Not to speak of the situation where the harm is already done. Fact is a fact, not even a superintelligence can alter a fact. An agent determines, but doesn’t change. It could try “writing over” the tragedy with simulations of happy resolutions (in the future or rented possible worlds), but those simulations would be additional things to do, and not at all obviously optimal use of FAI’s control.
You’d expect the simularity of original scenario to “connect” the original scenario with the new ones, diluting the tradegy through reduction in anticipated experience of it happening, but anticipated experience has no absolute moral value, apart from allowing to discover moral value of certain facts. So this doesn’t even avert the tragedy, and simulation of sub-optimal pre-singularity world, even without the tragedy, even locally around the averted tragedy, might be grossly noneudaimonic.

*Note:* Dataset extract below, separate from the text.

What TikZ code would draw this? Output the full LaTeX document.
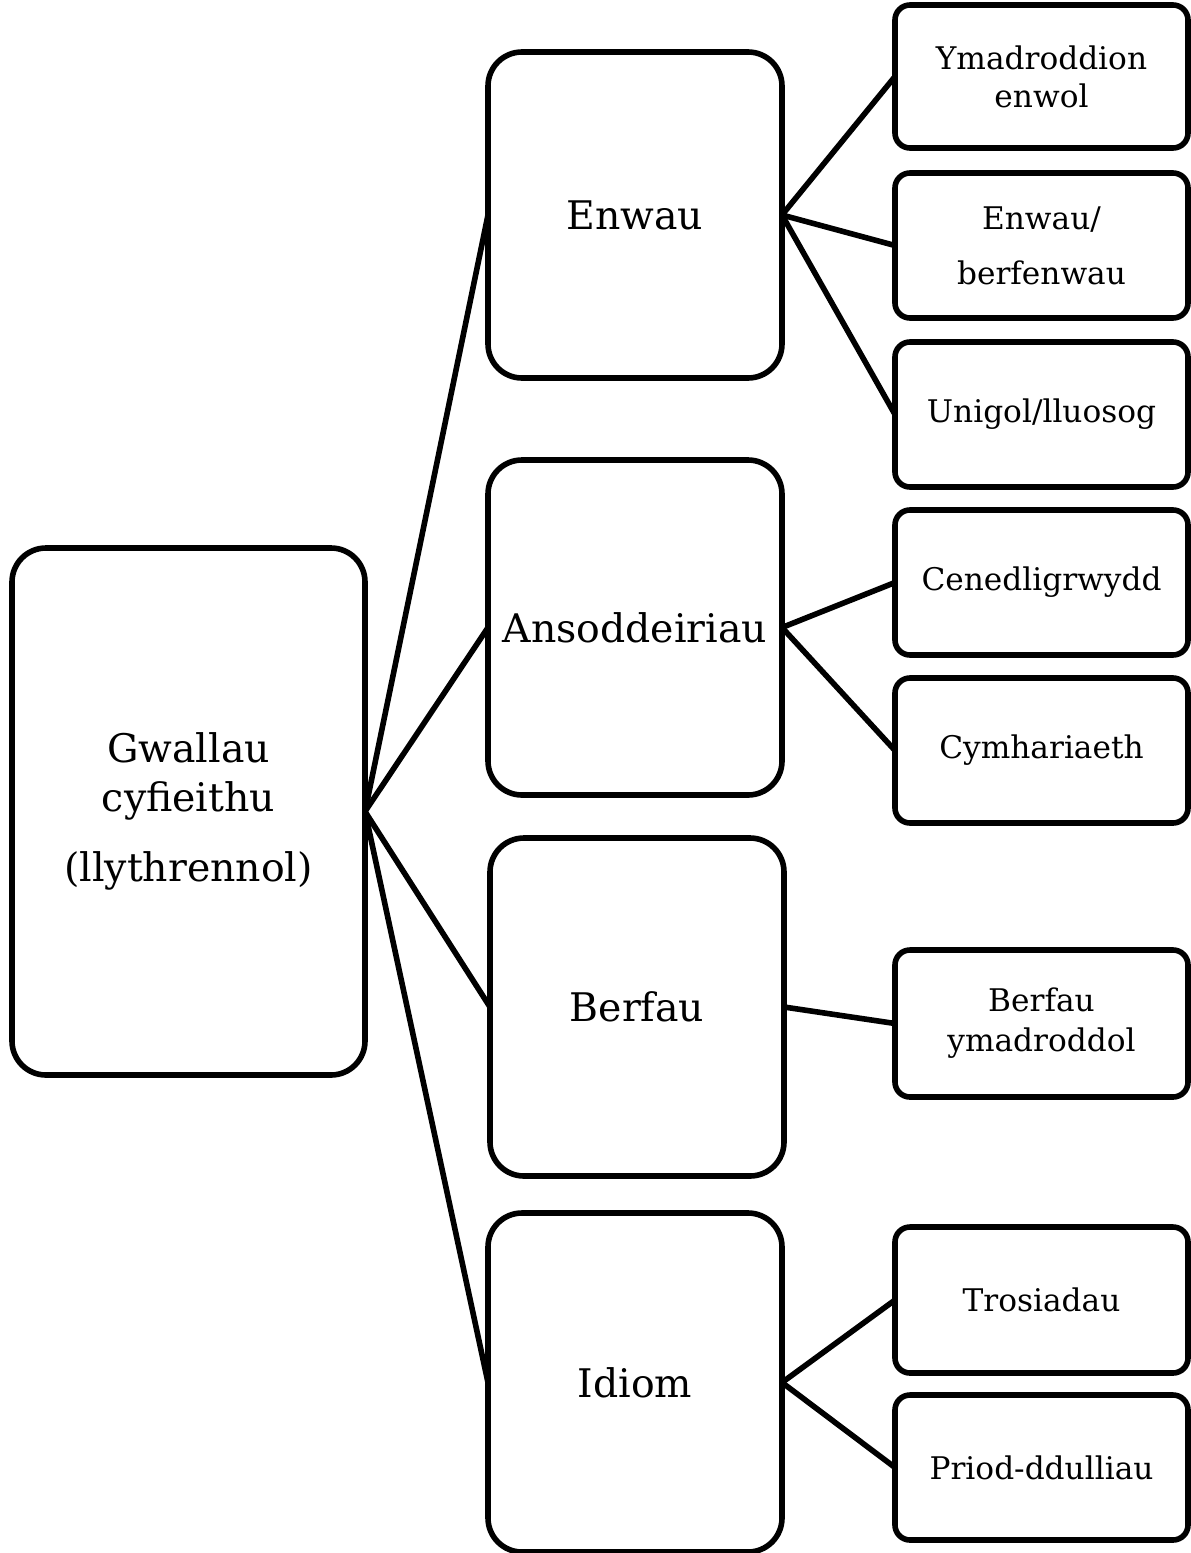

If that actually happened, it can’t be changed. An agent determines, never changes. Fact is a fact. And writing saved child “over” the fact of the actually harmed one, in future simulations or rented possible worlds, isn’t necessarily the best use of FAI’s control. So the best plan might well involve leaving that single fact be, with nothing done specifically “about” that situation.
Nesov says rescue sims are impossible, while you only say my FAI scenario is unlikely. But you claim to be thinking about the same UDT. Why is that?
I don’t say rescue sims are strictly impossible in the above argument, indeed I said that everything is possible (in the sense of being in the domain of prior, roughly speaking), but you anticipate only a tiny fraction of what’s possible (or likely), and rescue sims probably don’t fall into that area. I agree with Carl that your FAI scenario is unlikely to the point of impossible (in the sense of prior, not just anticipation).
That would fall under “nitpicking”. When I said “impossible” I meant to say “they won’t work on us here”. Or will work with negligible probability, which is pretty much the same thing. My question to Carl stands: does he agree that it’s impossible/pointless to save people in the past by building rescue sims? Is this a consequence of UDT, the way he understands it?
A word on nitpicking: even if I believe it’s likely you meant a given thing, if it’s nonetheless not clear that you didn’t mean another, or presentation doesn’t make it clear for other people that you didn’t mean another, it’s still better to debias the discussion from illusion of transparency by explicitly disambiguating than relying on fitting the words to a model that was never explicitly tested.
There is an essential ambiguity for this discussion between “pointless” because subjective anticipation won’t allow you noticing, and “pointless” because it doesn’t optimize goodness as well as other plans do. It might be pointless saving people in the past by building sims, but probably only for the same reason it might be pointless reviving the cryonauts: because there are even better decisions available.
To clarify: I already accept the objections about “burdensome details” and “better plans”. I’m only interested in the subjective anticipation angle.
ETA: sometime after writing this comment I stopped understanding those objections, but anticipation still interests me more.